>> begin COLLECTED MATERIAL

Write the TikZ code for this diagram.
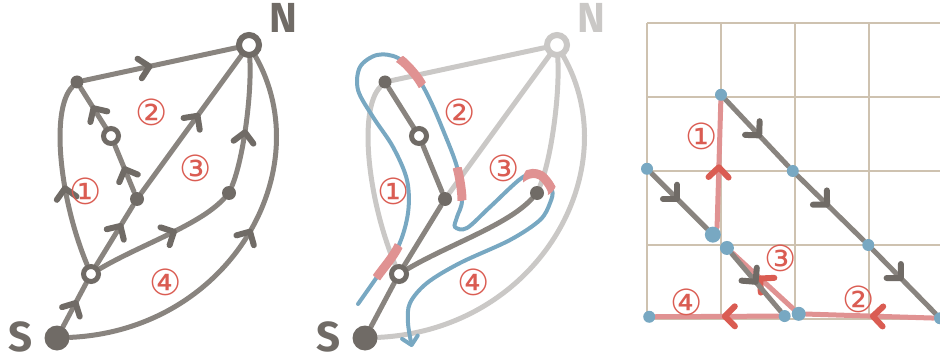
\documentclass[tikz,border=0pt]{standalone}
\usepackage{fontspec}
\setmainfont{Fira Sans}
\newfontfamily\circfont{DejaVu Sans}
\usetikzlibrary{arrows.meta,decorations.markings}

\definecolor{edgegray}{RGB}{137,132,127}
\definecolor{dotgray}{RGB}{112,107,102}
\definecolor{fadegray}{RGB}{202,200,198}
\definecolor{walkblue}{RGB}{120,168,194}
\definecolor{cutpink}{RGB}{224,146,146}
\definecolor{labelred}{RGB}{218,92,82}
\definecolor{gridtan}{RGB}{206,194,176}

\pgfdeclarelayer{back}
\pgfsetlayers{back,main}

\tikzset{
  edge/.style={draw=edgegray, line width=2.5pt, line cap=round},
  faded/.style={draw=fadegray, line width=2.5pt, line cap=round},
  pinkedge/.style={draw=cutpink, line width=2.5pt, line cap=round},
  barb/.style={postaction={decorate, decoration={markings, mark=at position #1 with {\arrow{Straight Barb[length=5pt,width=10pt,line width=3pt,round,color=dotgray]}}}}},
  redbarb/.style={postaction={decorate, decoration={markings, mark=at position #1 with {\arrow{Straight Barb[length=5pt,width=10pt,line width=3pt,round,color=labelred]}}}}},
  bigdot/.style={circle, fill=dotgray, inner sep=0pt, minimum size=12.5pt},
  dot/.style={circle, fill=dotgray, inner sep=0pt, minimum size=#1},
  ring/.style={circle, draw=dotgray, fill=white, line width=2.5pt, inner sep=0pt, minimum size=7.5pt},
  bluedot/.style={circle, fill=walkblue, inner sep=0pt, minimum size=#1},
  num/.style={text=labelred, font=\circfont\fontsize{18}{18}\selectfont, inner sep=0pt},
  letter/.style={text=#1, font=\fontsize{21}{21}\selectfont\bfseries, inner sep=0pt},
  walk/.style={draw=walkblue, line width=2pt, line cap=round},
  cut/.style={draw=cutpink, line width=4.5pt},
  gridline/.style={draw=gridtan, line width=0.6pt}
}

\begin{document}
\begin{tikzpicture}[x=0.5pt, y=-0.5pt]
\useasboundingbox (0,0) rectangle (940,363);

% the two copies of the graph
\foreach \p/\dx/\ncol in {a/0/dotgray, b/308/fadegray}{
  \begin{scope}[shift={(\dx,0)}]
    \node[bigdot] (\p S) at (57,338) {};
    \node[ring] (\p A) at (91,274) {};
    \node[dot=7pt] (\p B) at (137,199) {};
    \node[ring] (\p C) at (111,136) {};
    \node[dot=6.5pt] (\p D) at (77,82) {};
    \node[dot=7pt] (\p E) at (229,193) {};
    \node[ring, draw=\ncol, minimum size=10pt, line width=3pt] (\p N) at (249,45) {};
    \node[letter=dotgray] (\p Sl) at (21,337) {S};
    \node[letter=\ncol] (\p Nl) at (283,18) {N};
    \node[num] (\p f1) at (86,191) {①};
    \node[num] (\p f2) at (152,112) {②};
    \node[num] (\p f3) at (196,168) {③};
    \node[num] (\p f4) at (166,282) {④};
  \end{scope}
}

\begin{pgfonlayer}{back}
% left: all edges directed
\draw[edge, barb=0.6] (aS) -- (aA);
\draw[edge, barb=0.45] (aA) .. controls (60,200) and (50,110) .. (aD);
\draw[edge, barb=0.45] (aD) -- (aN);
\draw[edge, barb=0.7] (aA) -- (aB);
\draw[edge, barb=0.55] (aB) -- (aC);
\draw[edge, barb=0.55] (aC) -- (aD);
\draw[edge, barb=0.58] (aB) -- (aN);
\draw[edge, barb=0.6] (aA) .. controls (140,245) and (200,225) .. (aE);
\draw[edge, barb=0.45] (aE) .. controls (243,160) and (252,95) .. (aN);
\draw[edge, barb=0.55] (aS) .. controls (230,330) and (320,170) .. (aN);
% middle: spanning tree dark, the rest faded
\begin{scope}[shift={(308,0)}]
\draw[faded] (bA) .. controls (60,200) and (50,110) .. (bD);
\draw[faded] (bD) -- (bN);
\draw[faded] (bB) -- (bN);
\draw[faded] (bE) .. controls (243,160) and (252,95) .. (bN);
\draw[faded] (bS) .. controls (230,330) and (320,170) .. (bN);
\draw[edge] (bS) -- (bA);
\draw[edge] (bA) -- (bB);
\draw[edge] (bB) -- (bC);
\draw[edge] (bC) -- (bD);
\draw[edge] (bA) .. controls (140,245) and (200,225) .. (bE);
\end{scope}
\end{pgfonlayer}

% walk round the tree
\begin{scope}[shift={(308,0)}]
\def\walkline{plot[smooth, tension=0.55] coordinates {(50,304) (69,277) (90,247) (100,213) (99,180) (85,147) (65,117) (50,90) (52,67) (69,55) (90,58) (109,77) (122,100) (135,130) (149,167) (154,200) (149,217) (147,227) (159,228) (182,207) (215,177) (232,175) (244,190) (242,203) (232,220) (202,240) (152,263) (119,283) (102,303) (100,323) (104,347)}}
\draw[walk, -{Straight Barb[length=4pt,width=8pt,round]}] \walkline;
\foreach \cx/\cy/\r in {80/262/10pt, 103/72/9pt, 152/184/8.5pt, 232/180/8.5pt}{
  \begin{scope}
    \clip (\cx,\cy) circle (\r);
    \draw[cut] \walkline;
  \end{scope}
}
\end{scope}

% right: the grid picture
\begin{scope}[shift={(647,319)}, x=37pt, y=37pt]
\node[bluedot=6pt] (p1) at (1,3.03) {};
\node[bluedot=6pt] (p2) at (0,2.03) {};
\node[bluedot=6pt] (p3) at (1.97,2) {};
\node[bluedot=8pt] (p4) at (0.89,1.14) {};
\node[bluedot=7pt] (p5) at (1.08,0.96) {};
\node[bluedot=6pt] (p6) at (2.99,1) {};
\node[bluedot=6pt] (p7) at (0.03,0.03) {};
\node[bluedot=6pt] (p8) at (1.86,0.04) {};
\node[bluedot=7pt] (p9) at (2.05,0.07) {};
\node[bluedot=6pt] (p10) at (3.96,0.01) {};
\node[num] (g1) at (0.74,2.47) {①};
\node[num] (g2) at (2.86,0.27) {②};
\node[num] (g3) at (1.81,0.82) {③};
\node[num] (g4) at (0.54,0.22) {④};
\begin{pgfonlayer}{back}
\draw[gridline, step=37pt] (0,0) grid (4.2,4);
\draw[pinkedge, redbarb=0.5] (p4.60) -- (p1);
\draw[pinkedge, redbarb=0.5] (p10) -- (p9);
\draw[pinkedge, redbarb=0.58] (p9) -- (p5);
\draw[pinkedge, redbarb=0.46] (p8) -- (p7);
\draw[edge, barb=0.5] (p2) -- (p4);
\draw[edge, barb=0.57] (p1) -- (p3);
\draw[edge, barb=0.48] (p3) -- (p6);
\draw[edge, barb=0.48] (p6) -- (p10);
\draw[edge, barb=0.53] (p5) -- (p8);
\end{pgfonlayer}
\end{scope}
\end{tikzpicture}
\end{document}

>> end COLLECTED MATERIAL

YOUR INSTRUCTIONS →
From the material above, reproduce everything verbatim except the pictures.

SOLUTION TO THE PROBLEM →
Write the TikZ code for this diagram.
\documentclass[tikz,border=0pt]{standalone}
\usepackage{fontspec}
\setmainfont{Fira Sans}
\newfontfamily\circfont{DejaVu Sans}
\usetikzlibrary{arrows.meta,decorations.markings}

\definecolor{edgegray}{RGB}{137,132,127}
\definecolor{dotgray}{RGB}{112,107,102}
\definecolor{fadegray}{RGB}{202,200,198}
\definecolor{walkblue}{RGB}{120,168,194}
\definecolor{cutpink}{RGB}{224,146,146}
\definecolor{labelred}{RGB}{218,92,82}
\definecolor{gridtan}{RGB}{206,194,176}

\pgfdeclarelayer{back}
\pgfsetlayers{back,main}

\tikzset{
  edge/.style={draw=edgegray, line width=2.5pt, line cap=round},
  faded/.style={draw=fadegray, line width=2.5pt, line cap=round},
  pinkedge/.style={draw=cutpink, line width=2.5pt, line cap=round},
  barb/.style={postaction={decorate, decoration={markings, mark=at position #1 with {\arrow{Straight Barb[length=5pt,width=10pt,line width=3pt,round,color=dotgray]}}}}},
  redbarb/.style={postaction={decorate, decoration={markings, mark=at position #1 with {\arrow{Straight Barb[length=5pt,width=10pt,line width=3pt,round,color=labelred]}}}}},
  bigdot/.style={circle, fill=dotgray, inner sep=0pt, minimum size=12.5pt},
  dot/.style={circle, fill=dotgray, inner sep=0pt, minimum size=#1},
  ring/.style={circle, draw=dotgray, fill=white, line width=2.5pt, inner sep=0pt, minimum size=7.5pt},
  bluedot/.style={circle, fill=walkblue, inner sep=0pt, minimum size=#1},
  num/.style={text=labelred, font=\circfont\fontsize{18}{18}\selectfont, inner sep=0pt},
  letter/.style={text=#1, font=\fontsize{21}{21}\selectfont\bfseries, inner sep=0pt},
  walk/.style={draw=walkblue, line width=2pt, line cap=round},
  cut/.style={draw=cutpink, line width=4.5pt},
  gridline/.style={draw=gridtan, line width=0.6pt}
}

\begin{document}
\begin{tikzpicture}[x=0.5pt, y=-0.5pt]
\useasboundingbox (0,0) rectangle (940,363);

% the two copies of the graph
\foreach \p/\dx/\ncol in {a/0/dotgray, b/308/fadegray}{
  \begin{scope}[shift={(\dx,0)}]
    \node[bigdot] (\p S) at (57,338) {};
    \node[ring] (\p A) at (91,274) {};
    \node[dot=7pt] (\p B) at (137,199) {};
    \node[ring] (\p C) at (111,136) {};
    \node[dot=6.5pt] (\p D) at (77,82) {};
    \node[dot=7pt] (\p E) at (229,193) {};
    \node[ring, draw=\ncol, minimum size=10pt, line width=3pt] (\p N) at (249,45) {};
    \node[letter=dotgray] (\p Sl) at (21,337) {S};
    \node[letter=\ncol] (\p Nl) at (283,18) {N};
    \node[num] (\p f1) at (86,191) {①};
    \node[num] (\p f2) at (152,112) {②};
    \node[num] (\p f3) at (196,168) {③};
    \node[num] (\p f4) at (166,282) {④};
  \end{scope}
}

\begin{pgfonlayer}{back}
% left: all edges directed
\draw[edge, barb=0.6] (aS) -- (aA);
\draw[edge, barb=0.45] (aA) .. controls (60,200) and (50,110) .. (aD);
\draw[edge, barb=0.45] (aD) -- (aN);
\draw[edge, barb=0.7] (aA) -- (aB);
\draw[edge, barb=0.55] (aB) -- (aC);
\draw[edge, barb=0.55] (aC) -- (aD);
\draw[edge, barb=0.58] (aB) -- (aN);
\draw[edge, barb=0.6] (aA) .. controls (140,245) and (200,225) .. (aE);
\draw[edge, barb=0.45] (aE) .. controls (243,160) and (252,95) .. (aN);
\draw[edge, barb=0.55] (aS) .. controls (230,330) and (320,170) .. (aN);
% middle: spanning tree dark, the rest faded
\begin{scope}[shift={(308,0)}]
\draw[faded] (bA) .. controls (60,200) and (50,110) .. (bD);
\draw[faded] (bD) -- (bN);
\draw[faded] (bB) -- (bN);
\draw[faded] (bE) .. controls (243,160) and (252,95) .. (bN);
\draw[faded] (bS) .. controls (230,330) and (320,170) .. (bN);
\draw[edge] (bS) -- (bA);
\draw[edge] (bA) -- (bB);
\draw[edge] (bB) -- (bC);
\draw[edge] (bC) -- (bD);
\draw[edge] (bA) .. controls (140,245) and (200,225) .. (bE);
\end{scope}
\end{pgfonlayer}

% walk round the tree
\begin{scope}[shift={(308,0)}]
\def\walkline{plot[smooth, tension=0.55] coordinates {(50,304) (69,277) (90,247) (100,213) (99,180) (85,147) (65,117) (50,90) (52,67) (69,55) (90,58) (109,77) (122,100) (135,130) (149,167) (154,200) (149,217) (147,227) (159,228) (182,207) (215,177) (232,175) (244,190) (242,203) (232,220) (202,240) (152,263) (119,283) (102,303) (100,323) (104,347)}}
\draw[walk, -{Straight Barb[length=4pt,width=8pt,round]}] \walkline;
\foreach \cx/\cy/\r in {80/262/10pt, 103/72/9pt, 152/184/8.5pt, 232/180/8.5pt}{
  \begin{scope}
    \clip (\cx,\cy) circle (\r);
    \draw[cut] \walkline;
  \end{scope}
}
\end{scope}

% right: the grid picture
\begin{scope}[shift={(647,319)}, x=37pt, y=37pt]
\node[bluedot=6pt] (p1) at (1,3.03) {};
\node[bluedot=6pt] (p2) at (0,2.03) {};
\node[bluedot=6pt] (p3) at (1.97,2) {};
\node[bluedot=8pt] (p4) at (0.89,1.14) {};
\node[bluedot=7pt] (p5) at (1.08,0.96) {};
\node[bluedot=6pt] (p6) at (2.99,1) {};
\node[bluedot=6pt] (p7) at (0.03,0.03) {};
\node[bluedot=6pt] (p8) at (1.86,0.04) {};
\node[bluedot=7pt] (p9) at (2.05,0.07) {};
\node[bluedot=6pt] (p10) at (3.96,0.01) {};
\node[num] (g1) at (0.74,2.47) {①};
\node[num] (g2) at (2.86,0.27) {②};
\node[num] (g3) at (1.81,0.82) {③};
\node[num] (g4) at (0.54,0.22) {④};
\begin{pgfonlayer}{back}
\draw[gridline, step=37pt] (0,0) grid (4.2,4);
\draw[pinkedge, redbarb=0.5] (p4.60) -- (p1);
\draw[pinkedge, redbarb=0.5] (p10) -- (p9);
\draw[pinkedge, redbarb=0.58] (p9) -- (p5);
\draw[pinkedge, redbarb=0.46] (p8) -- (p7);
\draw[edge, barb=0.5] (p2) -- (p4);
\draw[edge, barb=0.57] (p1) -- (p3);
\draw[edge, barb=0.48] (p3) -- (p6);
\draw[edge, barb=0.48] (p6) -- (p10);
\draw[edge, barb=0.53] (p5) -- (p8);
\end{pgfonlayer}
\end{scope}
\end{tikzpicture}
\end{document}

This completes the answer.